Molière, dont on a fêté en 2022 les 400 ans de la naissance, sera à l’affiche cette saison 2023-2024 dans nos théâtres luxembourgeois avec plusieurs opus revisités ici ou venus d’ailleurs. Ainsi le Escher Theater de nous proposer récemment (les 8 et 9 novembre) L’Amour médecin, petite pièce que l’auteur a écrite en une poignée de jours en 1665 et qui préfigure sa grande pièce Le Médecin malgré lui. Sur le ton de la farce, cette comédie-ballet, en prose et en trois actes, s’entend comme une critique féroce des médecins de la cour, mettant à la lumière leur ignorance et leurs querelles sans fin, eux pour qui « il vaut mieux mourir selon les règles, que de réchapper contre les règles ». Le texte peu convaincant empêche au spectacle de décoller.
Les bonnes idées de mise en scène et le jeu des acteurs étaient pourtant là pour dépoussiérer cet opus peu connu – sélectionné dans les courtes pièces de Molière pour sa durée – et en proposer une version moderne à même de « favoriser l’approche de l’univers du théâtre » à un public qui ne le fréquente pas. Aux manettes, Jean-Louis Martinelli, qui a entre autres dirigé le Théâtre National de Strasbourg et le Théâtre Nanterre-Amandiers, et poursuit aujourd’hui l’aventure avec sa compagnie Allers/Retours. Il a choisi de revisiter L’Amour médecin sous une forme légère (une heure), sur un ton joyeux et en mode théâtre populaire. À ses côtés, neuf comédiens et comédiennes livrent une belle performance dans leur interprétation d’une galerie de personnages grotesques et hauts en couleur.
Sganarelle (Edouard Montoute), veuf inconsolé et possessif père ne veut entendre les désirs de mariage de sa fille unique Lucinde avec Clitandre. Pourtant « c’est un mari qu’elle veut ». La drôle et inventive Lisette (Martine Schambacher), suivante de la jeune fille, montera un stratagème pour réunir les amoureux. Lucinde feindra d’être malade, amenant Sganarelle à convoquer un quatuor de médecins aux théories fumeuses puis à se tourner vers l’orviétan, véritable poudre de Perlimpinpin... avant que n’arrive Clitandre, déguisé en médecin. Il fera illusion usant de ses « charmes » pour guérir une Lucinde qu’il arrive à épouser en trompant Sganarelle.

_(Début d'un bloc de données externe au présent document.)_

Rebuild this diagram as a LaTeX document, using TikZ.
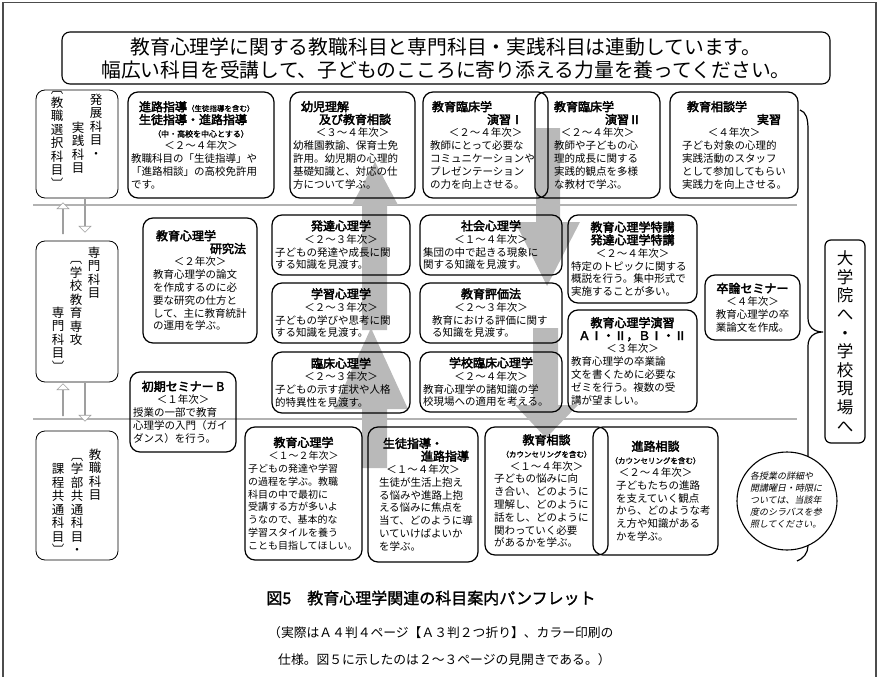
\documentclass[tikz,border=0pt]{standalone}
\usepackage{fontspec}
\setmainfont{Noto Sans CJK JP}
\newfontfamily\hbf[FakeBold=3]{Noto Sans CJK JP}
\newfontfamily\mbf[FakeBold=1.5]{Noto Sans CJK JP}
\newfontfamily\slfont[FakeSlant=0.2]{Noto Sans CJK JP}
\usetikzlibrary{shapes.geometric,shapes.arrows}
\newcommand\lnC[1]{\makebox[\cw pt][c]{#1}}
\newcommand\lnL[1]{\makebox[\cw pt][l]{#1}}
\newcommand\lnR[1]{\makebox[\cw pt][r]{#1}}
\newcommand\Hd[1]{{\hbf\fontsize{12}{13}\selectfont #1}}
\newcommand\Sm[2][7.5]{{\mbf\fontsize{#1}{9}\selectfont #2}}
\newcommand\coursebox[7][]{%
  \pgfmathsetmacro\cw{#5-#3-6}%
  \pgfmathsetmacro\bw{#5-#3}%
  \pgfmathsetmacro\bh{#6-#4}%
  \node[course,minimum width=\bw pt,minimum height=\bh pt,#1] (#2) at ({(#3+#5)/2},{(#4+#6)/2}) {#7};}
\begin{document}
\begin{tikzpicture}[x=1pt,y=-1pt,
  course/.style={draw,rounded corners=10pt,line width=1.2pt,inner sep=0pt,align=center,font={\fontsize{10.5}{12.8}\selectfont}},
  labelbox/.style={draw,rounded corners=9pt,line width=0.8pt,minimum width=82pt,inner sep=0pt},
  vcol/.style={anchor=north,inner sep=0pt,align=center,font={\fontsize{12.5}{13.5}\selectfont}},
  hollowarrow/.style={single arrow,draw=gray!75,line width=0.6pt,fill=white,minimum width=12pt,single arrow head extend=3.5pt,inner sep=0pt},
  divider/.style={draw=gray!60,line width=2.5pt},
  grayarrow/.style={fill=gray!55}]
\useasboundingbox (0,0) rectangle (879,677);
% frame
\draw[line width=1.4pt,black!70] (3,677) -- (3,2.5) -- (876,2.5) -- (876,677);
% title
\node[draw,rounded corners=8pt,line width=1.1pt,minimum width=768pt,minimum height=52pt,inner sep=0pt,align=center,font={\fontsize{19.8}{23}\selectfont}] (title) at (446,58)
 {教育心理学に関する教職科目と専門科目・実践科目は連動しています。\\幅広い科目を受講して、子どものこころに寄り添える力量を養ってください。};
% dividers
\coordinate (d1a) at (33,205); \coordinate (d1b) at (797,205);
\coordinate (d2a) at (33,419); \coordinate (d2b) at (797,419);
\draw[divider] (d1a) -- (d1b);
\draw[divider] (d2a) -- (d2b);
% gray arrows
\fill[grayarrow] (362,468) -- (362,409) -- (334,409) -- (371,328) -- (408,409) -- (387,409) -- (387,468) -- cycle
  (362,330) -- (362,205) -- (352,205) -- (375,162) -- (398,205) -- (387,205) -- (387,330) -- cycle;
\fill[grayarrow] (536,128) -- (536,222) -- (515,222) -- (547,286) -- (580,222) -- (560,222) -- (560,128) -- cycle;
\fill[grayarrow] (533,328) -- (533,405) -- (515,405) -- (546,438) -- (578,405) -- (558,405) -- (558,328) -- cycle;
% left label boxes
\node[labelbox,minimum height=108pt] (lab1) at (77,144) {};
\node[labelbox,minimum height=141pt] (lab2) at (77,311.5) {};
\node[labelbox,minimum height=129pt] (lab3) at (77,495.5) {};
\node[vcol] (l1r) at (96,93.5) {発\\展\\科\\目\\・};
\node[vcol] (l1m) at (78,121.5) {実\\践\\科\\目};
\node[vcol] (l1l) at (57,91.5) {︹\\教\\職\\選\\択\\科\\目\\︺};
\node[vcol] (l2r) at (94,246.5) {専\\門\\科\\目};
\node[vcol] (l2m) at (76,261.5) {︹\\学\\校\\教\\育\\専\\攻};
\node[vcol] (l2l) at (58,306.5) {専\\門\\科\\目\\︺};
\node[vcol] (l3r) at (95,448.5) {教\\職\\科\\目};
\node[vcol] (l3m) at (77,458) {︹\\学\\部\\共\\通\\科\\目\\・};
\node[vcol] (l3l) at (58,463.5) {課\\程\\共\\通\\科\\目\\︺};
% hollow arrows between label boxes
\node[hollowarrow,minimum height=31pt,shape border rotate=90] (ua1) at (63,218.5) {};
\node[hollowarrow,minimum height=33pt,shape border rotate=270] (da1) at (85,215.5) {};
\node[hollowarrow,minimum height=32pt,shape border rotate=90] (ua2) at (63,400) {};
\node[hollowarrow,minimum height=38pt,shape border rotate=270] (da2) at (85,402) {};
% top row
\coursebox{a1}{128}{92}{274}{198}{%
\lnL{\hspace{8pt}\Hd{進路指導}\Sm{（生徒指導を含む）}}\\
\lnL{\hspace{8pt}\Hd{生徒指導・進路指導}}\\
\lnC{\Sm[8]{（中・高校を中心とする）}}\\
\lnC{＜２～４年次＞}\\
\lnL{教職科目の「生徒指導」や}\\
\lnL{「進路相談」の高校免許用}\\
\lnL{です。}}
\coursebox{a2}{290}{92}{415}{198}{%
\lnL{\hspace{8pt}\Hd{幼児理解}}\\
\lnL{\hspace{26pt}\Hd{及び教育相談}}\\
\lnC{＜３～４年次＞}\\
\lnL{幼稚園教諭、保育士免}\\
\lnL{許用。幼児期の心理的}\\
\lnL{基礎知識と、対応の仕}\\
\lnL{方について学ぶ。}}
\coursebox{a3}{423}{92}{548}{198}{%
\lnL{\hspace{6pt}\Hd{教育臨床学}}\\
\lnR{\Hd{演習Ⅰ}\hspace{22pt}}\\
\lnC{＜２～４年次＞}\\
\lnL{\hspace{4pt}教師にとって必要な}\\
\lnL{\hspace{4pt}コミュニケーションや}\\
\lnL{\hspace{4pt}プレゼンテーション}\\
\lnL{\hspace{4pt}の力を向上させる。}}
\coursebox{a4}{535}{92}{660}{198}{%
\lnL{\hspace{16pt}\Hd{教育臨床学}}\\
\lnR{\Hd{演習Ⅱ}\hspace{16pt}}\\
\lnC{＜２～４年次＞}\\
\lnL{\hspace{16pt}教師や子どもの心}\\
\lnL{\hspace{16pt}理的成長に関する}\\
\lnL{\hspace{16pt}実践的観点を多様}\\
\lnL{\hspace{16pt}な教材で学ぶ。}}
\coursebox{a5}{670}{92}{798}{198}{%
\lnL{\hspace{14pt}\Hd{教育相談学}}\\
\lnR{\Hd{実習}\hspace{14pt}}\\
\lnC{＜４年次＞}\\
\lnL{\hspace{9pt}子ども対象の心理的}\\
\lnL{\hspace{9pt}実践活動のスタッフ}\\
\lnL{\hspace{9pt}として参加してもらい}\\
\lnL{\hspace{9pt}実践力を向上させる。}}
% middle row
\coursebox{b1}{143}{218}{257}{343}{%
\lnL{\hspace{10pt}\Hd{教育心理学}}\\
\lnR{\Hd{研究法}\hspace{8pt}}\\
\lnC{＜２年次＞}\\
\lnL{\hspace{7pt}教育心理学の論文}\\
\lnL{\hspace{7pt}を作成するのに必}\\
\lnL{\hspace{7pt}要な研究の仕方と}\\
\lnL{\hspace{7pt}して、主に教育統計}\\
\lnL{\hspace{7pt}の運用を学ぶ。}}
\coursebox{b2}{272}{215}{410}{275}{%
\lnC{\Hd{発達心理学}}\\
\lnC{＜２～３年次＞}\\
\lnL{子どもの発達や成長に関}\\
\lnL{する知識を見渡す。}}
\coursebox{b3}{272}{283}{410}{343}{%
\lnC{\Hd{学習心理学}}\\
\lnC{＜２～３年次＞}\\
\lnL{子どもの学びや思考に関}\\
\lnL{する知識を見渡す。}}
\coursebox{b4}{272}{352}{410}{413}{%
\lnC{\Hd{臨床心理学}}\\
\lnC{＜２～３年次＞}\\
\lnL{子どもの示す症状や人格}\\
\lnL{的特異性を見渡す。}}
\coursebox{b5}{420}{215}{562}{275}{%
\lnC{\Hd{社会心理学}}\\
\lnC{＜１～４年次＞}\\
\lnL{集団の中で起きる現象に}\\
\lnL{関する知識を見渡す。}}
\coursebox{b6}{420}{283}{562}{343}{%
\lnC{\Hd{教育評価法}}\\
\lnC{＜２～３年次＞}\\
\lnL{\hspace{9pt}教育における評価に関す}\\
\lnL{\hspace{9pt}る知識を見渡す。}}
\coursebox{b7}{420}{352}{562}{412}{%
\lnC{\Hd{学校臨床心理学}}\\
\lnC{＜２～４年次＞}\\
\lnL{教育心理学の諸知識の学}\\
\lnL{校現場への適用を考える。}}
\coursebox{b8}{568}{215}{697}{303}{%
\lnC{\Hd{教育心理学特講}}\\
\lnC{\Hd{発達心理学特講}}\\
\lnC{＜２～４年次＞}\\
\lnL{特定のトピックに関する}\\
\lnL{概説を行う。集中形式で}\\
\lnL{実施することが多い。}}
\coursebox{b9}{568}{310}{697}{412}{%
\lnC{\Hd{教育心理学演習}}\\
\lnC{\Hd{ＡⅠ・Ⅱ，ＢⅠ・Ⅱ}}\\
\lnC{＜３年次＞}\\
\lnL{教育心理学の卒業論}\\
\lnL{文を書くために必要な}\\
\lnL{ゼミを行う。複数の受}\\
\lnL{講が望ましい。}}
\coursebox{b10}{705}{275}{800}{340}{%
\lnC{\Hd{卒論セミナー}}\\
\lnC{＜４年次＞}\\
\lnC{教育心理学の卒}\\
\lnC{業論文を作成。}}
\coursebox{c0}{130}{372}{236}{452}{%
\lnC{\Hd{初期セミナー B}}\\
\lnC{＜１年次＞}\\
\lnL{授業の一部で教育}\\
\lnL{心理学の入門（ガイ}\\
\lnL{ダンス）を行う。}}
% bottom row
\coursebox[font={\fontsize{10}{12.8}\selectfont}]{d1}{245}{427}{362}{560}{%
\lnC{\Hd{教育心理学}}\\
\lnC{＜１～２年次＞}\\
\lnL{子どもの発達や学習}\\
\lnL{の過程を学ぶ。教職}\\
\lnL{科目の中で最初に}\\
\lnL{受講する方が多いよ}\\
\lnL{うなので、基本的な}\\
\lnL{学習スタイルを養う}\\
\lnL{ことも目指してほしい。}}
\coursebox{d2}{368}{427}{478}{562}{%
\lnL{\hspace{12pt}\Hd{生徒指導・}}\\
\lnR{\Hd{進路指導}\hspace{6pt}}\\
\lnC{＜１～４年次＞}\\
\lnL{\hspace{8pt}生徒が生活上抱え}\\
\lnL{\hspace{8pt}る悩みや進路上抱}\\
\lnL{\hspace{8pt}える悩みに焦点を}\\
\lnL{\hspace{8pt}当て、どのように導}\\
\lnL{\hspace{8pt}いていけばよいか}\\
\lnL{\hspace{8pt}を学ぶ。}}
\coursebox{d3}{485}{427}{608}{555}{%
\lnC{\Hd{教育相談}}\\
\lnC{\Sm{（カウンセリングを含む）}}\\
\lnC{＜１～４年次＞}\\
\lnL{\hspace{6pt}子どもの悩みに向}\\
\lnL{\hspace{6pt}き合い、どのように}\\
\lnL{\hspace{6pt}理解し、どのように}\\
\lnL{\hspace{6pt}話をし、どのように}\\
\lnL{\hspace{6pt}関わっていく必要}\\
\lnL{\hspace{6pt}があるかを学ぶ。}}
\coursebox{d4}{593}{427}{718}{555}{%
\lnC{\Hd{進路相談}}\\
\lnC{\Sm{（カウンセリングを含む）}}\\
\lnC{＜２～４年次＞}\\
\lnL{\hspace{20pt}子どもたちの進路}\\
\lnL{\hspace{20pt}を支えていく観点}\\
\lnL{\hspace{20pt}から、どのような考}\\
\lnL{\hspace{20pt}え方や知識がある}\\
\lnL{\hspace{20pt}かを学ぶ。}}
% brace
\coordinate (bt) at (800,110);
\coordinate (btip) at (823,332);
\coordinate (bb) at (797,561);
\draw[line width=1.2pt] (bt) .. controls (806,112) and (808,118) .. (808,130) -- (808,318)
  .. controls (808,327) and (814,332) .. (btip)
  .. controls (814,332) and (808,337) .. (808,346) -- (808,546)
  .. controls (808,553) and (803,559) .. (bb);
% goal box
\node[draw,rounded corners=6pt,line width=1.2pt,minimum width=40pt,minimum height=203pt,inner sep=0pt,align=center,font={\fontsize{16.5}{18.6}\selectfont}] (goal) at (845,341.5)
 {大\\学\\院\\へ\\・\\学\\校\\現\\場\\へ};
% note ellipse
\node[ellipse,draw,line width=1.1pt,fill=white,minimum width=100pt,minimum height=98pt,inner sep=0pt] (note) at (787,501) {};
\node[align=left,inner sep=0pt,font={\slfont\fontsize{9}{12}\selectfont}] (notetxt) at (786,500)
 {各授業の詳細や\\開講曜日・時限に\\ついては、当該年\\度のシラバスを参\\照してください。};
% caption
\node[inner sep=0pt,font={\mbf\fontsize{16}{18}\selectfont}] (cap) at (431,598) {図5\hspace{16pt}教育心理学関連の科目案内パンフレット};
\node[anchor=west,inner sep=0pt,font={\fontsize{12.8}{14}\selectfont}] (cap2) at (268,633) {（実際はＡ４判４ページ【Ａ３判２つ折り】、カラー印刷の};
\node[anchor=west,inner sep=0pt,font={\fontsize{12.8}{14}\selectfont}] (cap3) at (278,660) {仕様。図５に示したのは２～３ページの見開きである。）};
\end{tikzpicture}
\end{document}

La mise en scène de Jean-Louis Martinelli fait naitre quelques plaisants tableaux collectifs et des scènes chorales dans un esprit commedia dell’arte et théâtre de tréteaux. Le texte est un peu revisité (apartés avec le public). La musique, elle, (l’originale est de Jean-Baptiste Lully) a perdu ses atours baroques pour revêtir des habits modernes (musique et création sonore de Sylvain Jacques), avec accents électro, clins d’œil aux musiques de films et notes inattendues de guitare électrique.
Les interludes sont chantés et dansés par la troupe qui, dès le prologue, donne le ton au spectacle. La procession des médecins charlatans, le solo du vendeur d’orviétan aux allures de « pope », tout participe à essayer de dynamiser L’Amour médecin jusqu’au grand bouquet final où les comédiens et comédiennes, de nouveau réunis, laissent advenir des personnages et des séquences de films cultes, des Blues Brothers à Pulp Fiction.
Tout au long du spectacle, la scène reste vide, un unique banc fait office d’estrade, de lit, de table… Noir et épuré, le plateau met en relief les merveilleux costumes signés Christian Lacroix, vêtements typés, extravagants, atemporels, de la robe-cage de Lucinde à la tenue baroque avec coiffe déjantée de Lisette, du long manteau « monacal » avec haut chapeau des médecins au bel habit flamboyant et clownesque d’un Sganarelle affublé de baskets.
Tout était donc bien là pour embarquer le public dans un spectacle joyeux. Mais au final L’Amour médecin reste une pièce qui pêche par son manque de contenu et d’action théâtrale. Peu à peu, le rythme se perd et le spectacle finit par ennuyer.